*TASK PROMPT:* Retype only what runs from the beginning of the data through the line with "err_high = [103, 118, 127, 118, 119, 126, 118, 122]"; please omit the pictures and keep every line exact.

Excerpt from a dataset:
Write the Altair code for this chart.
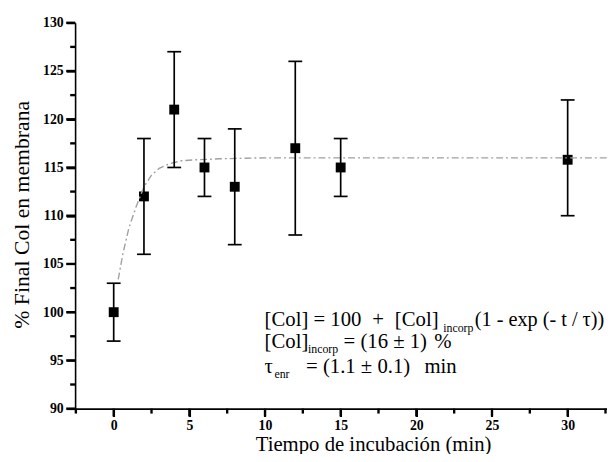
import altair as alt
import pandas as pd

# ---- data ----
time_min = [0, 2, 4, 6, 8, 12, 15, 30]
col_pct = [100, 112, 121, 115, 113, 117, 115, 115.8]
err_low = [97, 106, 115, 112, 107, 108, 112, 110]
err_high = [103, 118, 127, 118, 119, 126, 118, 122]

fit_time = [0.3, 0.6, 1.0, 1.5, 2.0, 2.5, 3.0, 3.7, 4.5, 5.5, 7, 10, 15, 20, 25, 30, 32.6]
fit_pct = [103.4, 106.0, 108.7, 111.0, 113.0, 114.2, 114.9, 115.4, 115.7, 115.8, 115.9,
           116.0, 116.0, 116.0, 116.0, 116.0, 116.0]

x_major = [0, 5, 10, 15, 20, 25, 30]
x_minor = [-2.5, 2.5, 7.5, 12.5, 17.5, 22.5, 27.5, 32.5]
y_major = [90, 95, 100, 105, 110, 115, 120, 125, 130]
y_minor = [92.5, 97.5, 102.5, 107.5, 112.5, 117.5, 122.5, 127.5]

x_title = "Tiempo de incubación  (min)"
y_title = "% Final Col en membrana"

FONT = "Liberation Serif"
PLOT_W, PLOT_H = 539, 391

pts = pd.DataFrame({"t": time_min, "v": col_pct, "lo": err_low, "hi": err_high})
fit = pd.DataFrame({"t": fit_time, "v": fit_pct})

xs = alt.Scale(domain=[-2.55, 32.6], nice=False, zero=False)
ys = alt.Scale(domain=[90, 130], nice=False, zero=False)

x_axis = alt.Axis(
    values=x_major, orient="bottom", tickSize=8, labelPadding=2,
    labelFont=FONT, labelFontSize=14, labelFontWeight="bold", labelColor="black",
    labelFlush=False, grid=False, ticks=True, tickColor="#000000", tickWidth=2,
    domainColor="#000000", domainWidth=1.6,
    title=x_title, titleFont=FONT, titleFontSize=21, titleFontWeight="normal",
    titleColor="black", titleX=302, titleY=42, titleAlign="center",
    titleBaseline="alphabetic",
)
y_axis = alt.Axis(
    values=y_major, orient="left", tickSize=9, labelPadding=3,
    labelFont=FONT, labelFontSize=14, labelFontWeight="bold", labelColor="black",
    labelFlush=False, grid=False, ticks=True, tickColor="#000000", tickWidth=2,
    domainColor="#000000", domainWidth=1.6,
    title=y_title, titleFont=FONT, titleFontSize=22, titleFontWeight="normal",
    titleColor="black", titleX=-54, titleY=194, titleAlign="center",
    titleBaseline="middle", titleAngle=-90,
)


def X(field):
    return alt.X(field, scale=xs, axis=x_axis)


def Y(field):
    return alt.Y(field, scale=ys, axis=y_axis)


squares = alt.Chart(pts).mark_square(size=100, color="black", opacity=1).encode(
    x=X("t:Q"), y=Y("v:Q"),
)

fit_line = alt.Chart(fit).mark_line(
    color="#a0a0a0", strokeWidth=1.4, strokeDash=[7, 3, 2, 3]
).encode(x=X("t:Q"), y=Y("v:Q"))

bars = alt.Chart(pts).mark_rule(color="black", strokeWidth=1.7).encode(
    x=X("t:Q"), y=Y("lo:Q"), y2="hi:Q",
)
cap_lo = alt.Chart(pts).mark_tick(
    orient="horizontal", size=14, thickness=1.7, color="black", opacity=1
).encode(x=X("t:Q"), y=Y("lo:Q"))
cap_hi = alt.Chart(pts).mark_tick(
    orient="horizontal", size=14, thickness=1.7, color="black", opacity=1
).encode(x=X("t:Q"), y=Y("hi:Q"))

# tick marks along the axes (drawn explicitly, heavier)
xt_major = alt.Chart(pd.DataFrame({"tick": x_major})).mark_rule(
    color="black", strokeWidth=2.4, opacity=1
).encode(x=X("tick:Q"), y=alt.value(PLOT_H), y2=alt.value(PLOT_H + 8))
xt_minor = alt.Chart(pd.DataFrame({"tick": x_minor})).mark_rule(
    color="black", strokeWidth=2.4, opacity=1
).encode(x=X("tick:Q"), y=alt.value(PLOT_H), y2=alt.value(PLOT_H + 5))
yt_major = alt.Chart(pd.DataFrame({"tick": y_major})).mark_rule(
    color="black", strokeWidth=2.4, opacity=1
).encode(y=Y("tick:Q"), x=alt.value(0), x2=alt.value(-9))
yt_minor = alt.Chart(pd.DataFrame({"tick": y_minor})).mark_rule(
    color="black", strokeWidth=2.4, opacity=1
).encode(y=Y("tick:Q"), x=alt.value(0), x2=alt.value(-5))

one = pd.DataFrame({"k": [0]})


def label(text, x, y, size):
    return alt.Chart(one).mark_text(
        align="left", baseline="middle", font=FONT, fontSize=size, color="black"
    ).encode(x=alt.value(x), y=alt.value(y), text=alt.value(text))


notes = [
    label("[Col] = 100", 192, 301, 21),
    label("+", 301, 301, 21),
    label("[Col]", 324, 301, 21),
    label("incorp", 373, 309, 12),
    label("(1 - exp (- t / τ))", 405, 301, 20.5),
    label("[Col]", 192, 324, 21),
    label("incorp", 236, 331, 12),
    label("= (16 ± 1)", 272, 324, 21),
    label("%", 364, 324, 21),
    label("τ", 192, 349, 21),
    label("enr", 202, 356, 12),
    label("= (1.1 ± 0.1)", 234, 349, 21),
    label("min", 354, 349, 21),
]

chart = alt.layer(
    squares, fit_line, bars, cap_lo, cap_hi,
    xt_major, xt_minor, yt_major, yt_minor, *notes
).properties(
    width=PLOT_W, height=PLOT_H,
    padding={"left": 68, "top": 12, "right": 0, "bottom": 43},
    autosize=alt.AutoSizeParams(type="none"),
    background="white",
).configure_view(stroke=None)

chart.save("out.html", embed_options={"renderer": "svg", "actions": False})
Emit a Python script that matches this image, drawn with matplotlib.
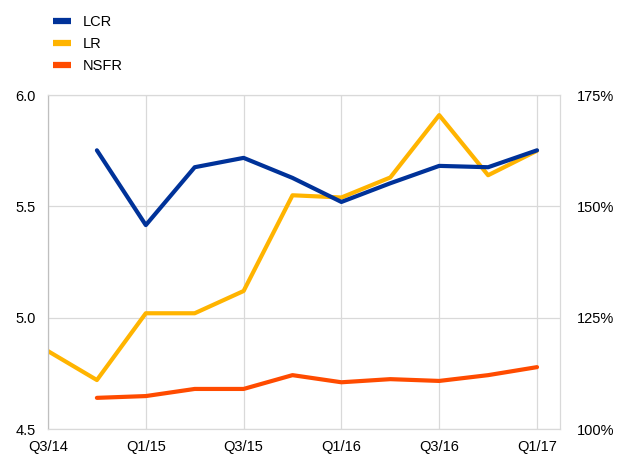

*RESULT OF THIS TASK:*
Write the Altair code for this chart.
import altair as alt
import pandas as pd

# ---- data ----
time_min = [0, 2, 4, 6, 8, 12, 15, 30]
col_pct = [100, 112, 121, 115, 113, 117, 115, 115.8]
err_low = [97, 106, 115, 112, 107, 108, 112, 110]
err_high = [103, 118, 127, 118, 119, 126, 118, 122]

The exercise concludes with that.